Australia’s peak cardiology bodies have drawn up a wishlist of key actions, structures and tools needed to improve the country’s cardiovascular health.
On 10 March, the Cardiac Society of Australia and New Zealand (CSANZ), National Heart Foundation and Australian Cardiovascular Alliance joined with state and government representatives, researchers, primary care, pharmacists, nurses, consumers and industry in a quest to identify ways to enhance cardiovascular and stroke outcomes.
Attendees were asked to come up with “ambitious goals” and “outline the necessary changes in service provision and policies that were required to achieve these goals”, the draft report said.
In the report, convenor Professor Don Nutbeam framed the discussion by saying: “If the Minister for Health walked through the door now….. What is the one thing you would ask him to do?”
The top goal was to reduce cardiovascular disease (CVD) mortality, morbidity and inequalities by 30% in 2030, 40% in 2040 and 50% in 2050.
Achieving this would take greater investment in national CVD and stroke awareness, screening and prevention programs; implementing evidence-based care in practice and policy; a national CVD surveillance platform; and innovative use of digital technology; among other initiatives, the report said.
Listening to the roundtable briefing on Friday (13 May), the limbic found quick and easy wins were considered key to spurring progress.
“It’s so hard with these very complex multidimensional, multilayer issues and I think that’s what we’re trying to [tackle] here, [and it] can get so complicated that you can’t move forward,” Professor Julie Redfern CSANZ Clinical and Preventative Cardiology Council co-chair told attendees.
“So, I think small steps with what we think might be big wins [are] what [we’re] really trying to advocate here. We can’t do everything at once [and] we don’t want to hinder our forward movement with complexity,” she said.
Already, there are moves to develop a national CVD and stroke surveillance platform that leverages existing systems including general practices’ electronic medical records, local population health management systems and the federally-funded Primary Health Insights database.
However, implementation research is needed to guide data standardisation, harmonisation and linkage for this platform, Professor Kim Greaves, cardiologist and clinician scientist at Sunshine Coast University told briefing attendees.
Current systems are siloed, lack standardised data input and output, and often use “different and ambiguous terminologies” to “describe the same conditions”, he said.

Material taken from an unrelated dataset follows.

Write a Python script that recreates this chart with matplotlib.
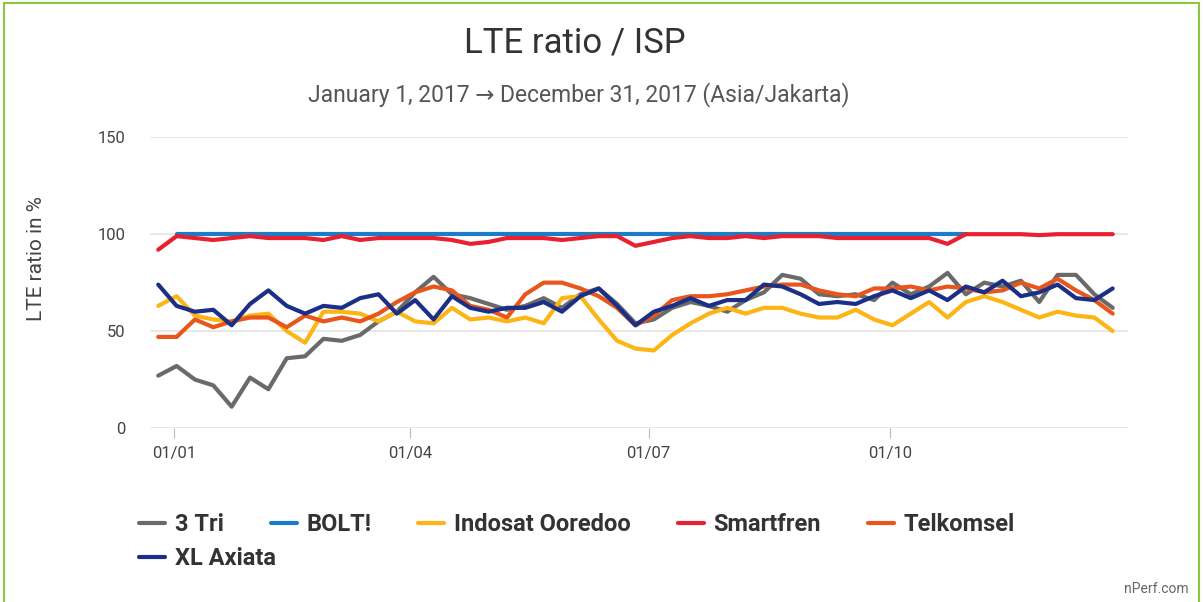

“There’s also incorrect definitions for CVD, misinterpretation of national guidelines; there’s even incorrect CVD risk calculator algorithms — so, some of the larger providers actually have the wrong calculator in their systems and patients are being compromised as a result,” he added.
Additionally, there are data sharing and governance concerns to overcome.
Once the database is in place, however, clinicians and researchers will be able to monitor national CVD and stroke burden over time and potentially develop an Australian-specific risk calculator, Professor Greaves said.
Wishlist and next steps
With the surveillance database came requests for:
- Heart health checks to join routine care in general practice — ideally supported by increased Heart Health Check Toolkit uptake, Medicare rebate-use optimisation and other incentives.
- New or, in the case of “Make the invisible, visible”, renewed, education and awareness campaigns around cardiovascular risk, atrial fibrillation, stroke and blood pressure control.
- A population-wide atrial fibrillation screening program.
- Support for healthcare professionals to adhere to blood pressure guidelines through quality improvement programs such as PIPQI.
- Clinical and patient education on best-practice ambulatory and at-home blood pressure monitoring.
Such measures would hopefully drive ideals where all Australians know and understand their absolute CV risk, blood pressure control rates double to 70% and all Australians with AF are identified, the report said.
Regarding acute care and treatment, participants asked that:
- Gender gaps close in acute care — with the help of gender-specific information in existing treatment guidelines, improved awareness against unconscious bias, and flagged gender disparities in the national surveillance platform.
- Clinicians better adhere to best-practice guidelines and explore living guidelines as a model for maintaining currency and increasing uptake.
- “All Australians in all postcodes have access to acute stroke care” via a coordinated national rollout of mobile stroke units.
Finally, there were calls for increased rehabilitation program access and uptake through more extensive telehealth use and tailored interventions based on gender, cultural appropriateness and patient feedback.
Once fine-tuned, the report will highlight data gaps for implementation research; identify capacity and capability gaps, which may be addressed through new or existing programs, refine policy changes necessary to accelerate implementation and provide an advocacy agenda to support this work, the roundtable concluded.